> Prompt
Include the line containing "import plotly.graph_objects as go" and all lines before it, repeated exactly from the listing below, without pictures.

━━ Dataset extract

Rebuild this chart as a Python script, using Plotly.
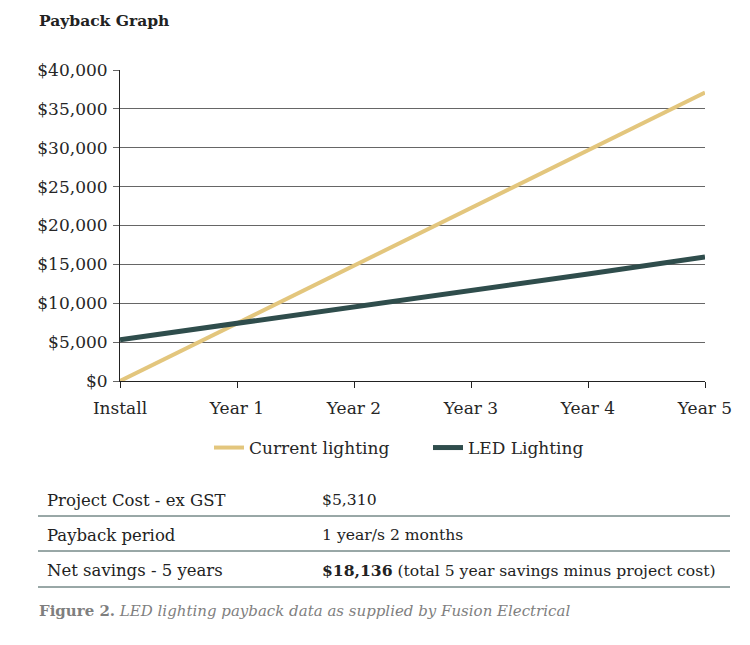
import plotly.graph_objects as go

# ---- data ----
categories = ["Install", "Year 1", "Year 2", "Year 3", "Year 4", "Year 5"]
current_lighting = [0, 7400, 14850, 22250, 29700, 37100]
led_lighting = [5310, 7380, 9550, 11650, 13750, 15950]
y_tick_values = [0, 5000, 10000, 15000, 20000, 25000, 30000, 35000, 40000]
y_tick_labels = ["$0", "$5,000", "$10,000", "$15,000", "$20,000", "$25,000",
                 "$30,000", "$35,000", "$40,000"]
table_labels = ["Project Cost - ex GST", "Payback period", "Net savings - 5 years"]
table_values = ["$5,310", "1 year/s 2 months",
                "<b>$18,136</b> (total 5 year savings minus project cost)"]
title_text = "<b>Payback Graph</b>"
caption_text = "<b>Figure 2.</b> <i>LED lighting payback data as supplied by Fusion Electrical</i>"

# ---- geometry helpers (reference pixel -> paper); page body has an 8px offset ----
W, H = 750, 645
OFF = 8
L, R, T, B = 120, 705, 70, 381


def px(x):
    return (x - L) / (R - L)


def py(y):
    return (B - y) / (B - T)


FONT = "DejaVu Serif"
TXT = "#262626"

fig = go.Figure()
fig.add_trace(go.Scatter(x=categories, y=current_lighting, mode="lines",
                         name="Current lighting",
                         line=dict(color="#E3C67D", width=4)))
fig.add_trace(go.Scatter(x=categories, y=led_lighting, mode="lines",
                         name="LED Lighting",
                         line=dict(color="#2F4D4C", width=5)))

annotations = [
    dict(text=title_text, x=px(37), y=py(20), xref="paper", yref="paper",
         xanchor="left", yanchor="middle", showarrow=False,
         font=dict(family=FONT, size=15.5, color="#222")),
]
shapes = []
row_y = [500, 535, 570]
line_y = [516, 551, 587]
for lab, val, ry, ly in zip(table_labels, table_values, row_y, line_y):
    annotations.append(dict(text=lab, x=px(45), y=py(ry), xref="paper", yref="paper",
                            xanchor="left", yanchor="middle", showarrow=False,
                            font=dict(family=FONT, size=16.5, color="#222")))
    annotations.append(dict(text=val, x=px(320), y=py(ry), xref="paper", yref="paper",
                            xanchor="left", yanchor="middle", showarrow=False,
                            font=dict(family=FONT, size=15.6, color="#222")))
    shapes.append(dict(type="line", xref="paper", yref="paper",
                       x0=px(38), x1=px(730), y0=py(ly), y1=py(ly),
                       line=dict(color="#33504f", width=1)))
annotations.append(dict(text=caption_text, x=px(37), y=py(611), xref="paper", yref="paper",
                        xanchor="left", yanchor="middle", showarrow=False,
                        font=dict(family=FONT, size=15, color="#7f7f7f")))

fig.update_layout(
    width=W, height=H,
    margin=dict(l=L - OFF, r=W - R + OFF, t=T - OFF, b=H - B + OFF, pad=0),
    paper_bgcolor="white", plot_bgcolor="white",
    font=dict(family=FONT, size=17, color=TXT),
    showlegend=True,
    legend=dict(orientation="h", x=px(428), xanchor="center", y=py(448),
                yanchor="middle", font=dict(family=FONT, size=17, color=TXT),
                entrywidth=174, entrywidthmode="pixels",
                bgcolor="rgba(0,0,0,0)"),
    annotations=annotations,
    shapes=shapes,
)
fig.update_xaxes(type="category", range=[0, 5], showgrid=False, zeroline=False,
                 showline=True, linecolor="#222", linewidth=1,
                 ticks="outside", ticklen=6, tickcolor="#222", tickwidth=1,
                 ticklabelstandoff=6,
                 tickfont=dict(family=FONT, size=17, color=TXT), fixedrange=True)
fig.update_yaxes(range=[0, 40000], tickvals=y_tick_values, ticktext=y_tick_labels,
                 showgrid=True, gridcolor="#666666", gridwidth=1, zeroline=False,
                 showline=True, linecolor="#222", linewidth=1,
                 ticks="outside", ticklen=6, tickcolor="#666666", tickwidth=1,
                 ticklabelstandoff=2,
                 tickfont=dict(family=FONT, size=17, color=TXT), fixedrange=True)

fig.write_html("out.html")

━━━━

> Solution for this problem
Rebuild this chart as a Python script, using Plotly.
import plotly.graph_objects as go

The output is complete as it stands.